I can see this clearly when I look back at my own career. I didn’t follow a master plan. I just kept following curiosity, one step at a time.


I started in graphic design and illustration. From there I moved into book and packaging design, then slowly picked up the technical skills I needed for email and ecommerce work. Curiosity about how people actually use products eventually pulled me into UX, followed later by more formal learning in research, management, and accessibility.


None of those shifts happened quickly. They happened when a new skill became useful, when the same questions kept coming up, and when learning felt like it was adding something rather than piling more on.


That difference matters.

When learning is framed as a sprint, it often burns out.

When it’s framed as a system, it compounds.


I saw the same pattern while working in the wellness space. A lot of products talked about behavior change, but didn’t really support it. That gap made me curious. I started reading more about psychology, habit formation, and motivation ... not in a rush and not all at once.


Over time, those ideas worked their way into how I designed products and eventually shaped the behavior-change model I use in my work today. What all of this reinforced for me is something we often overlook:


You don’t need to learn faster.

You need to learn in a way you can keep doing.


That might mean reading a few pages when you have the energy. Taking a single course on Udemy or Coursera. Spending a few minutes a day on Duolingo.

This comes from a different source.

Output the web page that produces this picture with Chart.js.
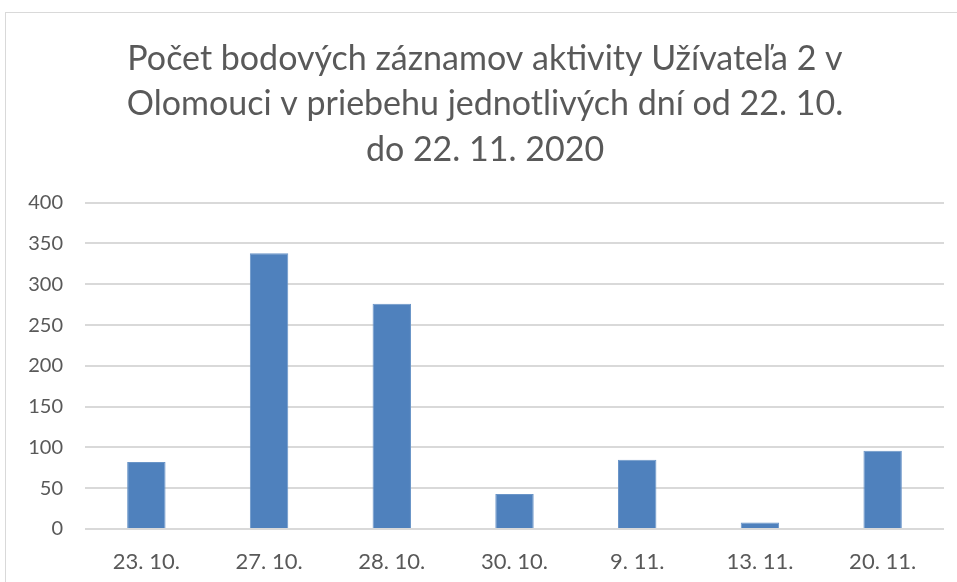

Letting curiosity lead instead of forcing intensity.


The idea of being “1% better every day” isn’t about optimization or pressure. It’s about creating conditions where learning can continue without burning out. Lifelong learning isn’t a phase or a resolution. It’s a behavior change practice. And when learning is treated that way (small, sustainable, and self-directed) it becomes less about achievement and more about staying engaged with the world around you.